The author Gregory Kokul proposes a seemingly relaxed system of questioning that first requires gathering information. This will help clarify what the person actually believes and not force you to rely on generalizations that may or may not be accurate. It is pointless to debate questions that were never asked in the first place.
After using that type of questioning to gather some of the basic facts, it is time to ask why people draw the conclusions that they do. Kokul uses the metaphor of the facts being the walls of the house while the roof is the conclusion. You can ask why that collection of facts support that particular conclusion. This is slightly more aggressive than the first tactic because it challenges your opponent to think.
Finally, with all of this information in hand, it is time to progress to the final step of leading questions. These questions involve finding things that are perhaps lacking in the other party’s position and using questions to lead your opponent to the conclusion of his own argument’s inadequacy. Naturally, this requires that you have found a weak point in the argument that you want to actually lead your opponent towards. It seems to me that this is the most difficult but also the most powerful tactic when it is executed correctly.
The second half of the book then applies this framework to a variety of questions that you might be asked. While it obviously is not a comprehensive list, it does hit most of the big ones.
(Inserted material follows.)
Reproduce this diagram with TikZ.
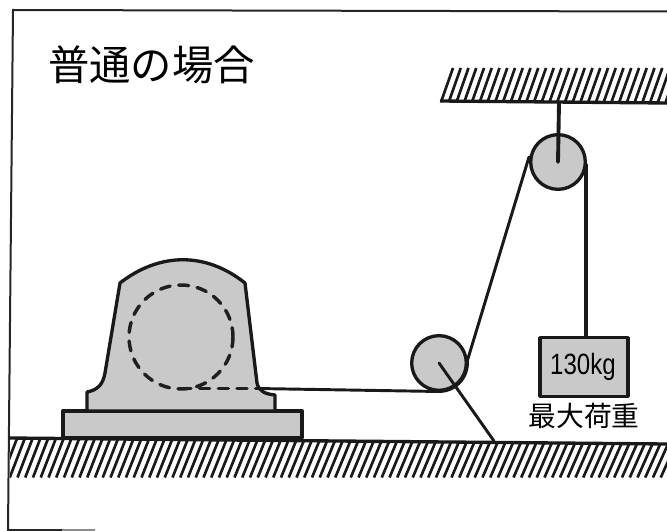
\documentclass[tikz,border=0pt]{standalone}
\usepackage{fontspec}
\usepackage{graphicx}
\newfontfamily\cjk{Noto Sans CJK JP}
\newfontfamily\latn{Liberation Sans}
\tikzset{
  ink/.style={draw=black!90,line width=2.5pt,line join=round},
  thinrope/.style={draw=black!90,line width=2.2pt,line cap=round},
  plumbrope/.style={draw=black!90,line width=2.9pt,line cap=round},
  body/.style={ink,fill=black!21},
  hatchline/.style={draw=black!90,line width=2pt},
  frameline/.style={draw=black!85,line width=1.5pt},
  bearing/.style={draw=black!88,line width=2.6pt,dash pattern=on 7.5pt off 6.5pt,line cap=round},
  title/.style={font=\cjk\fontsize{31}{31}\selectfont,inner sep=0pt},
  label/.style={font=\cjk\fontsize{20.8}{21}\selectfont,inner sep=0pt},
  wheel/.style={circle,ink,fill=black!21,minimum size=41pt,inner sep=0pt}
}
\begin{document}
\begin{tikzpicture}[x=0.75pt,y=-0.75pt]
\useasboundingbox (0,0) rectangle (667,531);
\fill[white] (0,0) rectangle (667,531);
% frame
\coordinate (tl) at (13,10);
\coordinate (tr) at (667,11.5);
\coordinate (bl) at (8,530);
\coordinate (br) at (62,530);
\draw[frameline] (tr) -- (tl) -- (bl) -- (br);
\draw[draw=black!45,line width=1.2pt] (br) -- (95,530);
% ground and hatching
\begin{scope}
\clip (10,436) rectangle (667,480);
\foreach \i in {0,...,86}{
  \pgfmathsetmacro{\xa}{2+\i*7.75}
  \pgfmathsetmacro{\ya}{438.5+\xa*0.0085}
  \draw[hatchline] (\xa+15,\ya) -- (\xa,477.5);
}
\end{scope}
\draw[ink] (9,438) -- (667,444);
% ceiling hatching
\begin{scope}
\clip (440,66) rectangle (667,104);
\foreach \i in {0,...,30}{
  \pgfmathsetmacro{\xa}{441+\i*7.75}
  \draw[hatchline] (\xa+12,68) -- (\xa,102);
}
\end{scope}
\draw[ink] (440,101) -- (667,103);
% base and bearing housing
\draw[body] (63,411) -- (302,411) -- (302,438) -- (63,438) -- cycle;
\draw[body] (87,411) -- (87,392) .. controls (98,390) and (103,384) .. (105,373)
  -- (120,283) .. controls (160,252) and (206,252) .. (245,283)
  -- (257,383) .. controls (259,392) and (266,394) .. (275,395) -- (275,411) -- cycle;
\draw[bearing] (181,337) circle (52);
\draw[bearing] (181,388.5) -- (257,388.5);
% pulleys
\node[wheel] (low) at (439,363) {};
\node[wheel] (high) at (558,162) {};
% ropes
\coordinate (hook) at (559,103);
\coordinate (anchor) at (494,441);
\coordinate (startrope) at (257,388.5);
\coordinate (highleft) at (529,157);
\coordinate (highright) at (586,165);
\coordinate (loadtop) at (586,337);
\draw[plumbrope] (hook) -- (high.center);
\draw[thinrope] (low.center) -- (anchor);
\draw[thinrope] (startrope) -- (439,391.5) arc[start angle=90,end angle=-5,radius=28.5] -- (highleft);
\draw[plumbrope] (highright) -- (loadtop);
% weight
\node[body,minimum width=66pt,minimum height=44pt,inner sep=0pt] (load) at (584,367) {};
\node[inner sep=0pt] (loadtext) at (583,367) {\scalebox{0.82}[1]{\latn\fontsize{22}{22}\selectfont 130kg}};
\node[label] (caption) at (584,416) {最大荷重};
\node[title] (heading) at (151.5,65) {普通の場合};
\end{tikzpicture}
\end{document}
For the most part, I felt that this work accomplished exactly what Kokul set out to do in the beginning. He provided you with a theory that can help you approach difficult conversations with relative grace if you do it the right way.
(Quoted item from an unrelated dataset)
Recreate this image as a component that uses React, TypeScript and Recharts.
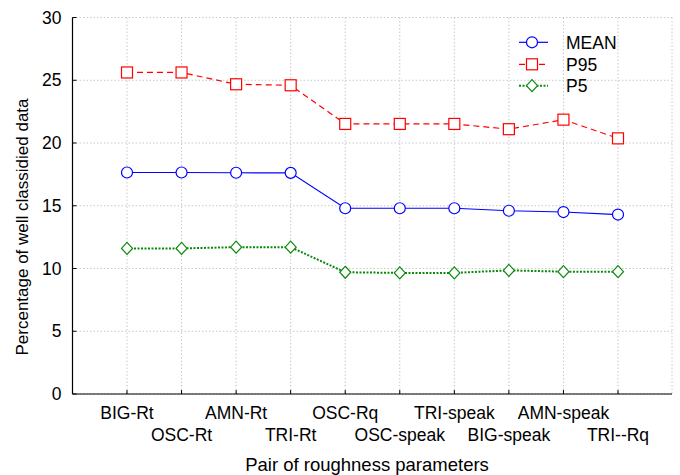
import React from 'react';
import { LineChart, Line, XAxis, YAxis, CartesianGrid, Legend, Label } from 'recharts';

const categories = ['BIG-Rt', 'OSC-Rt', 'AMN-Rt', 'TRI-Rt', 'OSC-Rq', 'OSC-speak', 'TRI-speak', 'BIG-speak', 'AMN-speak', 'TRI--Rq'];
const meanValues = [17.65, 17.65, 17.63, 17.62, 14.8, 14.8, 14.8, 14.6, 14.5, 14.3];
const p95Values = [25.62, 25.62, 24.68, 24.6, 21.52, 21.52, 21.52, 21.1, 21.86, 20.37];
const p5Values = [11.6, 11.6, 11.7, 11.7, 9.7, 9.65, 9.65, 9.85, 9.75, 9.75];
const yTicks = [0, 5, 10, 15, 20, 25, 30];

const data = categories.map((name, i) => ({ name, MEAN: meanValues[i], P95: p95Values[i], P5: p5Values[i] }));

const FONT = '"Liberation Sans", Arial, sans-serif';
const BLUE = '#0000ff';
const RED = '#ff0000';
const GREEN = '#0a8a0a';

const CircleDot = (props: any) => {
  const { cx, cy } = props;
  if (cx == null || cy == null) return null;
  return <circle cx={cx} cy={cy} r={5.5} fill="#fff" stroke={BLUE} strokeWidth={1.2} />;
};
const SquareDot = (props: any) => {
  const { cx, cy } = props;
  if (cx == null || cy == null) return null;
  return <rect x={cx - 5.5} y={cy - 5.5} width={11} height={11} fill="#fff" stroke={RED} strokeWidth={1.2} />;
};
const DiamondDot = (props: any) => {
  const { cx, cy } = props;
  if (cx == null || cy == null) return null;
  return <path d={`M${cx},${cy - 6}L${cx + 5.5},${cy}L${cx},${cy + 6}L${cx - 5.5},${cy}Z`} fill="#fff" stroke={GREEN} strokeWidth={1.2} />;
};

const XTick = (props: any) => {
  const { x, y, payload } = props;
  const idx = payload.index;
  const row2 = idx % 2 === 1;
  return (
    <g>
      <line x1={x} y1={y} x2={x} y2={y - 4} stroke="#000" strokeWidth={1} />
      <text x={x} y={y + (row2 ? 47 : 24.7)} textAnchor="middle" fontSize={17.5} fontFamily={FONT} fill="#000">
        {payload.value}
      </text>
    </g>
  );
};

const XTopTick = (props: any) => {
  const { x, y } = props;
  return <line x1={x} y1={y} x2={x} y2={y + 4} stroke="#000" strokeWidth={1} />;
};

const YTick = (props: any) => {
  const { x, y, payload } = props;
  return (
    <g>
      <line x1={x} y1={y} x2={x + 4} y2={y} stroke="#000" strokeWidth={1} />
      <text x={x - 11} y={y + 6} textAnchor="end" fontSize={17.5} fontFamily={FONT} fill="#000">
        {payload.value}
      </text>
    </g>
  );
};

const YRightTick = (props: any) => {
  const { x, y } = props;
  return <line x1={x} y1={y} x2={x - 4} y2={y} stroke="#000" strokeWidth={1} />;
};

const LegendContent = () => {
  const rows = [
    { name: 'MEAN', color: BLUE, dash: undefined, width: 1.2, kind: 'circle' },
    { name: 'P95', color: RED, dash: '6 4', width: 1.2, kind: 'square' },
    { name: 'P5', color: GREEN, dash: '2 1.5', width: 2, kind: 'diamond' },
  ];
  const ys = [14.3, 36.3, 57.7];
  return (
    <svg width={140} height={72} style={{ display: 'block' }}>
      {rows.map((r, i) => {
        const cy = ys[i];
        const cx = 22;
        return (
          <g key={r.name}>
            <line x1={9} y1={cy} x2={38} y2={cy} stroke={r.color} strokeWidth={r.width} strokeDasharray={r.dash} />
            {r.kind === 'circle' && <circle cx={cx} cy={cy} r={5.5} fill="#fff" stroke={r.color} strokeWidth={1.2} />}
            {r.kind === 'square' && <rect x={cx - 5.5} y={cy - 5.5} width={11} height={11} fill="#fff" stroke={r.color} strokeWidth={1.2} />}
            {r.kind === 'diamond' && (
              <path d={`M${cx},${cy - 6}L${cx + 5.5},${cy}L${cx},${cy + 6}L${cx - 5.5},${cy}Z`} fill="#fff" stroke={r.color} strokeWidth={1.2} />
            )}
            <text x={56} y={cy + 6.3} fontSize={17.5} fontFamily={FONT} fill="#000">
              {r.name}
            </text>
          </g>
        );
      })}
    </svg>
  );
};

export default function App() {
  return (
    <div style={{ position: 'absolute', left: 0, top: 0, width: 680, height: 475, background: '#fff' }}>
      <LineChart width={680} height={475} data={data} margin={{ top: 17.5, right: 8, bottom: 0, left: 12.5 }}>
        <CartesianGrid stroke="#c8c8c8" strokeDasharray="1.5 2" />
        <XAxis
          dataKey="name"
          interval={0}
          padding={{ left: 54.5, right: 54 }}
          height={81}
          tickSize={0}
          tickMargin={0}
          tickLine={false}
          axisLine={{ stroke: '#000', strokeWidth: 1.2 }}
          tick={<XTick />}
        >
          <Label
            content={() => (
              <text x={367} y={470.7} textAnchor="middle" fontSize={18.5} fontFamily={FONT} fill="#000">
                Pair of roughness parameters
              </text>
            )}
          />
        </XAxis>
        <XAxis
          xAxisId="top"
          orientation="top"
          dataKey="name"
          interval={0}
          padding={{ left: 54.5, right: 54 }}
          height={0}
          tickSize={0}
          tickMargin={0}
          tickLine={false}
          axisLine={{ stroke: '#000', strokeWidth: 1.2 }}
          tick={<XTopTick />}
        />
        <YAxis
          domain={[0, 30]}
          ticks={yTicks}
          width={60}
          tickSize={0}
          tickMargin={0}
          tickLine={false}
          axisLine={{ stroke: '#000', strokeWidth: 1.2 }}
          tick={<YTick />}
        >
          <Label
            content={() => (
              <text x={28} y={227} transform="rotate(-90 28 227)" textAnchor="middle" fontSize={17} fontFamily={FONT} fill="#000">
                Percentage of well classidied data
              </text>
            )}
          />
        </YAxis>
        <YAxis
          yAxisId="right"
          orientation="right"
          domain={[0, 30]}
          ticks={yTicks}
          width={0}
          tickSize={0}
          tickMargin={0}
          tickLine={false}
          axisLine={{ stroke: '#000', strokeWidth: 1.2 }}
          tick={<YRightTick />}
        />
        <Legend
          layout="horizontal"
          align="center"
          verticalAlign="middle"
          wrapperStyle={{ left: 510, top: 28, width: 140 }}
          content={<LegendContent />}
        />
        <Line
          xAxisId="top"
          yAxisId="right"
          dataKey="MEAN"
          stroke="none"
          dot={false}
          activeDot={false}
          legendType="none"
          isAnimationActive={false}
        />
        <Line dataKey="P95" stroke={RED} strokeWidth={1.2} strokeDasharray="6 4" dot={<SquareDot />} isAnimationActive={false} />
        <Line dataKey="MEAN" stroke={BLUE} strokeWidth={1.2} dot={<CircleDot />} isAnimationActive={false} />
        <Line dataKey="P5" stroke={GREEN} strokeWidth={2} strokeDasharray="2 1.5" dot={<DiamondDot />} isAnimationActive={false} />
      </LineChart>
    </div>
  );
}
Because many people are uncomfortable with this issue, I think that having a set plan would be comforting and would therefore build confidence. That is absolutely the strength of this book.
I found that many of his arguments at the end of the book were interesting, but I was left slightly confused. I know that this section was only intended to be a sampling of how to answer some questions that might seem difficult on the surface. However, the entire first part of the book emphasizes, I believe rightly, that each argument is going to be a little bit different.
For example, many people might say that science has proven that there is absolutely no need for a designer. However, it is our job to find out why the other person has come to this conclusion. There might not be one set answer.
Again, I thought that most of his arguments were rather strong in answering these common objections, but if you are training to practice the first part of the book, you do not necessarily want stock answers. You need to be flexible and able to move into the discussion in the best way possible. It might happen the way it does in the book, but from my experience, reality would probably be slightly different since every person is different.
Also, Kokul mentioned almost immediately that it is necessary to have Biblical knowledge before you can expect to be good in these conversations. I agree with that entirely, but I do see how some people could simply take this game plan and run with it without doing any background research.
The obvious danger in that is that you are prepared to knock down your opponent’s argument but do not have the Biblical knowledge to fill in the holes and ultimately make a difference in this person’s life.
For this reason, I certainly think that this book is useful. The first section of the book provides an interesting and engaging read that I will say has given me some new ideas on how to witness to people. However, heed the warning given by Kokul and emphasized by me. Make sure that you have basic Biblical knowledge before you go work on this tactical approach.
We don’t just want to win the debate; we want to be prepared to help lead people towards God if we are given the opportunity.